From: dstahlke [...] gmail.com
There are other screwy number formats allowed by YAML such as base-60 and numbers with underscores (see the table in http://en.wikipedia.org/wiki/Comparison_of_data_serialization_formats) but at least allowing exponential format numbers is a good start. That way the YAML generated by perl modules like YAML::XS will validate.
From: dstahlke [...] gmail.com
From the YAML spec version 1.2, section 10.2 (JSON schema): Definition of int: Decimal integer notation, with a leading “-” character for negative values, matching the regular expression 0 | -? [1-9] [0-9]* Definition of float: Either 0, .inf, -.inf, .nan, or scientific notation matching the regular expression -? [1-9] ( \. [0-9]* [1-9] )? ( e [-+] [1-9] [0-9]* )?.
From: dstahlke [...] gmail.com
OK, strike all that.
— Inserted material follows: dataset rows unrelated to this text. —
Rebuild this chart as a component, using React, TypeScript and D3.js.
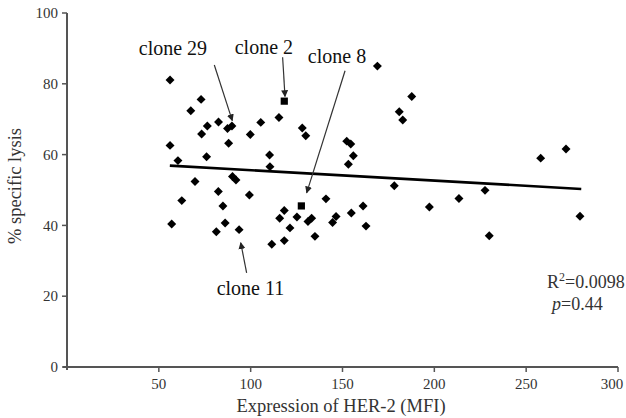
import React from "react";
import * as d3 from "d3";

// HER-2 expression (MFI) vs % specific lysis
const pointsX = [
  56.1, 73.0, 67.4, 76.4, 82.5, 87.4, 89.8, 105.5, 115.4, 73.3,
  99.8, 56.1, 88.0, 76.0, 60.4, 110.3, 110.5, 69.7, 90.1, 92.0,
  82.4, 99.3, 62.5, 84.9, 57.0, 86.1, 81.3, 93.7, 111.5, 115.8,
  118.3, 121.4, 118.3, 125.2, 131.2, 133.2, 135.0, 141.0, 144.6, 146.5,
  154.8, 161.2, 162.8, 155.9, 153.2, 152.3, 154.5, 128.1, 130.0, 169.0,
  187.7, 180.9, 182.8, 178.2, 197.3, 213.4, 227.6, 229.9, 257.9, 271.7,
  279.3,
];
const pointsY = [
  81.1, 75.6, 72.4, 68.1, 69.2, 67.4, 68.1, 69.1, 70.5, 65.8,
  65.7, 62.6, 63.2, 59.4, 58.3, 59.9, 56.6, 52.4, 53.8, 52.8,
  49.6, 48.6, 47.0, 45.5, 40.4, 40.7, 38.2, 38.8, 34.7, 42.0,
  44.2, 39.3, 35.7, 42.4, 41.1, 42.0, 36.9, 47.5, 40.8, 42.5,
  43.5, 45.5, 39.8, 59.7, 57.3, 63.8, 63.0, 67.5, 65.3, 85.0,
  76.4, 72.1, 69.8, 51.2, 45.2, 47.6, 49.9, 37.1, 59.0, 61.6,
  42.6,
];
// highlighted clones (square markers)
const cloneX = [118.3, 127.6];
const cloneY = [75.1, 45.5];

// linear fit
const fitIntercept = 58.55;
const fitSlope = -0.0295;
const fitRange = [56, 280];

const xTicks = [50, 100, 150, 200, 250, 300];
const yTicks = [0, 20, 40, 60, 80, 100];

const annLabels = ["clone 29", "clone 2", "clone 8", "clone 11"];
const annTextX = [57.7, 107.2, 147.0, 99.9];
const annTextY = [88.1, 88.4, 85.8, 20.3];
const annFromX = [80.2, 117.4, 151.4, 97.8];
const annFromY = [85.3, 87.5, 83.7, 26.6];
const annToX = [90.0, 118.7, 130.5, 94.6];
const annToY = [69.6, 76.4, 49.2, 35.1];

const W = 626;
const H = 418;
const FONT = "'Liberation Serif', 'Times New Roman', serif";

export default function App() {
  const x = d3.scaleLinear().domain([0, 300]).range([67, 618]);
  const y = d3.scaleLinear().domain([0, 100]).range([367, 13]);
  const diamond = d3.symbol().type(d3.symbolSquare).size(40)();
  const square = d3.symbol().type(d3.symbolSquare).size(52)();
  const line = d3
    .line<number>()
    .x((v) => x(v))
    .y((v) => y(fitIntercept + fitSlope * v));
  const axisColor = "#555";
  const textColor = "#333";

  return (
    <div style={{ position: "absolute", left: 0, top: 0 }}>
      <svg width={W} height={H} style={{ display: "block", background: "#fff" }}>
        <defs>
          <marker
            id="ah"
            viewBox="0 0 10 10"
            refX="9"
            refY="5"
            markerWidth="7"
            markerHeight="7"
            markerUnits="userSpaceOnUse"
            orient="auto"
          >
            <path d="M0,0 L10,5 L0,10 z" fill="#222" />
          </marker>
        </defs>
        {/* axes */}
        <line x1={x(0)} x2={x(0)} y1={y(100)} y2={y(0) + 3} stroke={axisColor} strokeWidth={2} />
        <line x1={x(0) - 4} x2={x(300)} y1={y(0)} y2={y(0)} stroke={axisColor} strokeWidth={2} />
        {yTicks.map((t) => (
          <g key={"y" + t}>
            <line x1={x(0) - 5} x2={x(0)} y1={y(t)} y2={y(t)} stroke={axisColor} strokeWidth={1.5} />
            <text
              x={x(0) - 9}
              y={y(t)}
              dy="0.35em"
              textAnchor="end"
              fontFamily={FONT}
              fontSize={15}
              fill={textColor}
            >
              {t}
            </text>
          </g>
        ))}
        {xTicks.map((t) => (
          <g key={"x" + t}>
            <line x1={x(t)} x2={x(t)} y1={y(0)} y2={y(0) + 5} stroke={axisColor} strokeWidth={1.5} />
            <text
              x={Math.min(x(t), W - 14)}
              y={y(0) + 22}
              textAnchor="middle"
              fontFamily={FONT}
              fontSize={15}
              fill={textColor}
            >
              {t}
            </text>
          </g>
        ))}
        <text
          x={341}
          y={412}
          textAnchor="middle"
          fontFamily={FONT}
          fontSize={18.5}
          fill={textColor}
        >
          Expression of HER-2 (MFI)
        </text>
        <text
          transform={`translate(21,186) rotate(-90)`}
          textAnchor="middle"
          fontFamily={FONT}
          fontSize={18.5}
          fill={textColor}
        >
          % specific lysis
        </text>

        {/* trend line */}
        <path d={line(fitRange) || ""} fill="none" stroke="#000" strokeWidth={2.6} />

        {/* points */}
        {pointsX.map((v, i) => (
          <path
            key={"p" + i}
            d={diamond}
            transform={`translate(${x(v)},${y(pointsY[i])}) rotate(45)`}
            fill="#000"
          />
        ))}
        {cloneX.map((v, i) => (
          <path key={"c" + i} d={square} transform={`translate(${x(v)},${y(cloneY[i])})`} fill="#000" />
        ))}

        {/* annotations */}
        {annLabels.map((lab, i) => (
          <g key={"a" + i}>
            <line
              x1={x(annFromX[i])}
              y1={y(annFromY[i])}
              x2={x(annToX[i])}
              y2={y(annToY[i])}
              stroke="#333"
              strokeWidth={1.2}
              markerEnd="url(#ah)"
            />
            <text
              x={x(annTextX[i])}
              y={y(annTextY[i])}
              textAnchor="middle"
              fontFamily={FONT}
              fontSize={20}
              fill="#111"
            >
              {lab}
            </text>
          </g>
        ))}

        {/* stats */}
        <text x={547} y={288} fontFamily={FONT} fontSize={18} fill={textColor}>
          R<tspan dy={-7} fontSize={12}>2</tspan>
          <tspan dy={7}>=0.0098</tspan>
        </text>
        <text x={552} y={310} fontFamily={FONT} fontSize={18} fill={textColor}>
          <tspan fontStyle="italic">p</tspan>=0.44
        </text>
      </svg>
    </div>
  );
}
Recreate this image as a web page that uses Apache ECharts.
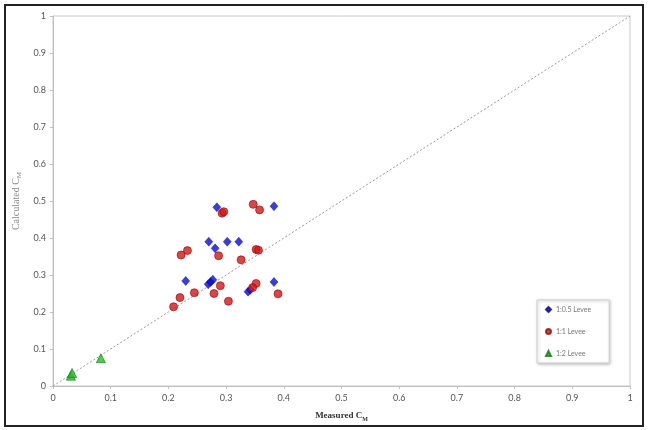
<!DOCTYPE html>
<html>
<head>
<meta charset="utf-8">
<script src="https://cdn.jsdelivr.net/npm/echarts@6/dist/echarts.min.js"></script>
<style>
  html, body { margin: 0; padding: 0; background: #fff; }
  #wrap { position: relative; width: 653px; height: 430px; }
  #chart { position: absolute; left: 0; top: 0; width: 653px; height: 430px; }
  .frame {
    position: absolute; left: 4px; top: 4px; width: 636px; height: 419px;
    border: 2px solid #222; pointer-events: none;
  }
</style>
</head>
<body>
<div id="wrap">
  <div id="chart"></div>
  <div class="frame"></div>
</div>
<script>
// measured vs calculated C_M
const levee05 = [
  [0.284, 0.483], [0.383, 0.486], [0.270, 0.390], [0.302, 0.390], [0.322, 0.390],
  [0.281, 0.372], [0.230, 0.284], [0.269, 0.275], [0.273, 0.281], [0.277, 0.287],
  [0.383, 0.281], [0.338, 0.255], [0.342, 0.260]
]
const levee1 = [
  [0.347, 0.491], [0.358, 0.476], [0.293, 0.467], [0.296, 0.471], [0.233, 0.366],
  [0.222, 0.354], [0.287, 0.352], [0.352, 0.369], [0.356, 0.367], [0.326, 0.341],
  [0.290, 0.271], [0.245, 0.252], [0.279, 0.250], [0.220, 0.239], [0.209, 0.214],
  [0.304, 0.229], [0.352, 0.277], [0.346, 0.266], [0.390, 0.249]
]
const levee2 = [
  [0.031, 0.028], [0.033, 0.035], [0.083, 0.075]
]
const lineOfEquality = [[0, 0], [1, 1]]
const seriesNames = ['1:0.5 Levee', '1:1 Levee', '1:2 Levee']

const chart = echarts.init(document.getElementById('chart'), null, { renderer: 'canvas' })

const tickFont = { color: '#555', fontSize: 9, fontFamily: 'Lato, "DejaVu Sans", sans-serif' }

const option = {
  animation: false,
  backgroundColor: '#fff',
  grid: {
    left: 53, top: 16, right: 23, bottom: 44,
    show: true, borderColor: '#c8c8c8', borderWidth: 1
  },
  legend: {
    data: seriesNames,
    orient: 'vertical',
    left: 537, top: 300,
    padding: [6, 18, 6, 8],
    itemGap: 15,
    itemWidth: 5, itemHeight: 5,
    backgroundColor: '#fff',
    borderColor: '#cfcfcf', borderWidth: 1,
    shadowColor: 'rgba(0,0,0,0.25)', shadowBlur: 3, shadowOffsetX: 1, shadowOffsetY: 1,
    textStyle: { color: '#777', fontSize: 7, fontFamily: 'Lato, "DejaVu Sans", sans-serif' }
  },
  xAxis: {
    type: 'value', min: 0, max: 1, interval: 0.1,
    name: '{a|Measured C}{s|M}',
    nameLocation: 'middle', nameGap: 24,
    nameTextStyle: {
      rich: {
        a: { fontFamily: '"Liberation Serif", serif', fontWeight: 'bold', fontSize: 9, color: '#333' },
        s: { fontFamily: '"Liberation Serif", serif', fontWeight: 'bold', fontSize: 6, color: '#333', padding: [6, 0, 0, 0] }
      }
    },
    axisLine: { lineStyle: { color: '#c0c0c0' } },
    axisTick: { show: true, length: 3, lineStyle: { color: '#c0c0c0' } },
    axisLabel: { ...tickFont, margin: 8 },
    splitLine: { show: false }
  },
  yAxis: {
    type: 'value', min: 0, max: 1, interval: 0.1,
    name: '{a|Calculated C}{s|M}',
    nameLocation: 'middle', nameGap: 30, nameRotate: 90,
    nameTextStyle: {
      rich: {
        a: { fontFamily: '"Liberation Serif", serif', fontSize: 10, color: '#888' },
        s: { fontFamily: '"Liberation Serif", serif', fontSize: 7, color: '#888', padding: [6, 0, 0, 0] }
      }
    },
    axisLine: { show: true, lineStyle: { color: '#c0c0c0' } },
    axisTick: { show: true, length: 3, lineStyle: { color: '#c0c0c0' } },
    axisLabel: { ...tickFont, margin: 7 },
    splitLine: { show: false }
  },
  series: [
    {
      name: 'equality',
      type: 'line',
      data: lineOfEquality,
      symbol: 'none',
      silent: true,
      lineStyle: { color: '#999', width: 1, type: [2, 2] },
      z: 1
    },
    {
      name: seriesNames[0],
      type: 'scatter',
      data: levee05,
      symbol: 'diamond',
      symbolSize: [8, 9],
      itemStyle: { color: '#0a0ad8', borderColor: '#06068a', borderWidth: 0.5 },
      z: 3
    },
    {
      name: seriesNames[1],
      type: 'scatter',
      data: levee1,
      symbol: 'circle',
      symbolSize: 8,
      itemStyle: { color: '#d81414', borderColor: '#8a1010', borderWidth: 0.8 },
      z: 3
    },
    {
      name: seriesNames[2],
      type: 'scatter',
      data: levee2,
      symbol: 'triangle',
      symbolSize: 9,
      itemStyle: { color: '#1fbf1f', borderColor: '#117711', borderWidth: 0.8 },
      z: 4
    }
  ]
}

chart.setOption(option)
</script>
</body>
</html>
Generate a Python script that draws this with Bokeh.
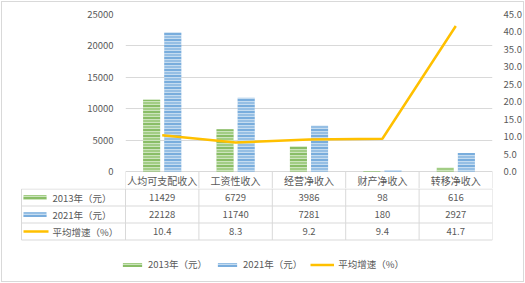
from bokeh.plotting import figure
from bokeh.models import (Range1d, LinearAxis, FixedTicker, NumeralTickFormatter,
                          ColumnDataSource, Legend, LegendItem)
from bokeh.layouts import column
from bokeh.core.properties import value
from bokeh.embed import file_html
from bokeh.resources import INLINE

# ---------------- data ----------------
categories = ["人均可支配收入", "工资性收入", "经营净收入", "财产净收入", "转移净收入"]
income_2013 = [11429, 6729, 3986, 98, 616]
income_2021 = [22128, 11740, 7281, 180, 2927]
growth = [10.4, 8.3, 9.2, 9.4, 41.7]
series_names = ["2013年（元）", "2021年（元）", "平均增速（%）"]
left_ticks = [0, 5000, 10000, 15000, 20000, 25000]
right_ticks = [0, 5, 10, 15, 20, 25, 30, 35, 40, 45]

# ---------------- styles ----------------
FONT = "Noto Sans CJK SC"
TXT = "#595959"
GRID = "#D9D9D9"
G_BASE, G_DARK = "#A2CD85", "#70AD47"
B_BASE, B_DARK = "#96BFE4", "#5B9BD5"
ORANGE = "#FFC000"
WHITE_HATCH = dict(hatch_pattern="horizontal_line", hatch_color="white",
                   hatch_scale=3, hatch_weight=1, hatch_alpha=0.45)

n = len(categories)
centers = [i + 0.5 for i in range(n)]
off, bw = 0.144, 0.232

# ---------------- top figure (chart + header row) ----------------
W = 525
TOP_H = 188
px_left = 25000 / 157.0          # data units per pixel, left axis
px_right = 45 / 157.0            # right axis
below_zero = 17                  # pixels of header row below the zero line

p = figure(width=W, height=TOP_H, output_backend="svg", toolbar_location=None,
           x_range=Range1d(0, n), y_range=Range1d(-below_zero * px_left, 25000),
           x_axis_location=None, min_border_left=125, min_border_right=33,
           min_border_top=14, min_border_bottom=0)
p.frame_align = False
p.outline_line_color = None
p.background_fill_alpha = 0
p.border_fill_alpha = 0
p.xgrid.visible = False
p.ygrid.ticker = FixedTicker(ticks=left_ticks)
p.ygrid.grid_line_color = GRID
p.ygrid.grid_line_width = 1

ya = p.yaxis[0]
ya.ticker = FixedTicker(ticks=left_ticks)
ya.axis_line_color = None
ya.major_tick_line_color = None
ya.minor_tick_line_color = None
ya.major_label_standoff = 6
ya.major_label_text_font = FONT
ya.major_label_text_font_size = "9.5px"
ya.major_label_text_color = TXT

p.extra_y_ranges = {"pct": Range1d(-below_zero * px_right, 45)}
ra = LinearAxis(y_range_name="pct", ticker=FixedTicker(ticks=right_ticks),
                formatter=NumeralTickFormatter(format="0.0"))
ra.axis_line_color = None
ra.major_tick_line_color = None
ra.minor_tick_line_color = None
ra.major_label_standoff = 5
ra.major_label_text_font = FONT
ra.major_label_text_font_size = "9.5px"
ra.major_label_text_color = TXT
p.add_layout(ra, "right")

src = ColumnDataSource(dict(
    xg=[c - off for c in centers], xb=[c + off for c in centers],
    y13=income_2013, y21=income_2021, x=centers, g=growth))

# bars: base fill + light stripes, then darker stripes on top
p.vbar(x="xg", top="y13", width=bw, source=src, fill_color=G_BASE, line_color=None,
       **WHITE_HATCH)
p.vbar(x="xg", top="y13", width=bw, source=src, fill_alpha=0, line_color=None,
       hatch_pattern="horizontal_line", hatch_color=G_DARK, hatch_scale=6, hatch_weight=1)
p.vbar(x="xb", top="y21", width=bw, source=src, fill_color=B_BASE, line_color=None,
       **WHITE_HATCH)
p.vbar(x="xb", top="y21", width=bw, source=src, fill_alpha=0, line_color=None,
       hatch_pattern="horizontal_line", hatch_color=B_DARK, hatch_scale=6, hatch_weight=1)

p.line(x="x", y="g", source=src, y_range_name="pct", line_color=ORANGE, line_width=2.5)

# header row of the data table
bounds = list(range(n + 1))
p.segment(x0=bounds, y0=[0] * len(bounds), x1=bounds,
          y1=[-below_zero * px_left] * len(bounds), line_color=GRID, line_width=1)
p.text(x=centers, y=[-8.5 * px_left] * n, text=categories, text_font=value(FONT),
       text_font_size=value("10px"), text_color=TXT, text_align="center",
       text_baseline="middle")

# ---------------- bottom figure (table rows + legend) ----------------
BOT_H = 283 - TOP_H
unit = (492 - 125) / n
x_start = -(125 - 20) / unit
key_left = -(125 - 21) / unit

q = figure(width=W, height=BOT_H, output_backend="svg", toolbar_location=None,
           x_range=Range1d(x_start, n), y_range=Range1d(BOT_H, 0),
           x_axis_location=None, y_axis_location=None,
           min_border_left=20, min_border_right=33, min_border_top=0, min_border_bottom=0)
q.frame_align = False
q.outline_line_color = None
q.xgrid.visible = False
q.ygrid.visible = False
q.background_fill_alpha = 0
q.border_fill_alpha = 0

row_lines = [0.5, 17.5, 34.5, 51.5]
q.segment(x0=[key_left] * 4, y0=row_lines, x1=[n] * 4, y1=row_lines,
          line_color=GRID, line_width=1)
vx = [key_left] + bounds
vy0 = [0.5] + [0] * len(bounds)
q.segment(x0=vx, y0=vy0, x1=vx, y1=[51.5] * len(vx), line_color=GRID, line_width=1)

row_y = [9, 26, 43]
rows = [[str(v) for v in income_2013], [str(v) for v in income_2021],
        [f"{v:.1f}" for v in growth]]
for ry, vals in zip(row_y, rows):
    q.text(x=centers, y=[ry] * n, text=vals, text_font=value(FONT),
           text_font_size=value("9.5px"), text_color=TXT, text_align="center",
           text_baseline="middle")

key_cx = key_left + 13.5 / unit
q.text(x=[key_left + 31 / unit] * 3, y=row_y, text=series_names, text_font=value(FONT),
       text_font_size=value("9.5px"), text_color=TXT, text_align="left",
       text_baseline="middle")

kg1 = q.rect(x=[key_cx], y=[row_y[0]], width=23, height=5, width_units="screen",
             height_units="screen", fill_color=G_BASE, line_color=None, **WHITE_HATCH)
kg2 = q.rect(x=[key_cx], y=[row_y[0]], width=23, height=5, width_units="screen",
             height_units="screen", fill_alpha=0, line_color=None,
             hatch_pattern="horizontal_line", hatch_color=G_DARK, hatch_scale=6, hatch_weight=1)
kb1 = q.rect(x=[key_cx], y=[row_y[1]], width=23, height=5, width_units="screen",
             height_units="screen", fill_color=B_BASE, line_color=None, **WHITE_HATCH)
kb2 = q.rect(x=[key_cx], y=[row_y[1]], width=23, height=5, width_units="screen",
             height_units="screen", fill_alpha=0, line_color=None,
             hatch_pattern="horizontal_line", hatch_color=B_DARK, hatch_scale=6, hatch_weight=1)
ko = q.line(x=[key_left + 2 / unit, key_left + 27 / unit], y=[row_y[2], row_y[2]],
            line_color=ORANGE, line_width=2.5)

legend = Legend(items=[LegendItem(label=series_names[0], renderers=[kg1, kg2]),
                       LegendItem(label=series_names[1], renderers=[kb1, kb2]),
                       LegendItem(label=series_names[2], renderers=[ko])],
                orientation="horizontal", location=(100, 12), padding=0, margin=0,
                spacing=8, label_standoff=4, glyph_width=24, glyph_height=5,
                label_height=12, label_text_font=FONT,
                label_text_font_size="9.5px", label_text_color=TXT,
                border_line_color=None, background_fill_alpha=0)
q.add_layout(legend)

layout = column(p, q, spacing=0)
layout.styles = {"outline": "1px solid #D9D9D9", "outline-offset": "-2px",
                 "background-color": "white"}
open("out.html", "w").write(file_html(layout, INLINE))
It seems that the most nearly official spec is here: http://yaml.org/type/ Integers: [-+]?0b[0-1_]+ # (base 2) |[-+]?0[0-7_]+ # (base 8) |[-+]?(0|[1-9][0-9_]*) # (base 10) |[-+]?0x[0-9a-fA-F_]+ # (base 16) |[-+]?[1-9][0-9_]*(:[0-5]?[0-9])+ # (base 60) Floating point: [-+]?([0-9][0-9_]*)?\.[0-9.]*([eE][-+][0-9]+)? (base 10) |[-+]?[0-9][0-9_]*(:[0-5]?[0-9])+\.[0-9_]* (base 60) |[-+]?\.(inf|Inf|INF) # (infinity) |\.(nan|NaN|NAN) # (not a number) Other types such as boolean and timestamp are defined on that page as well.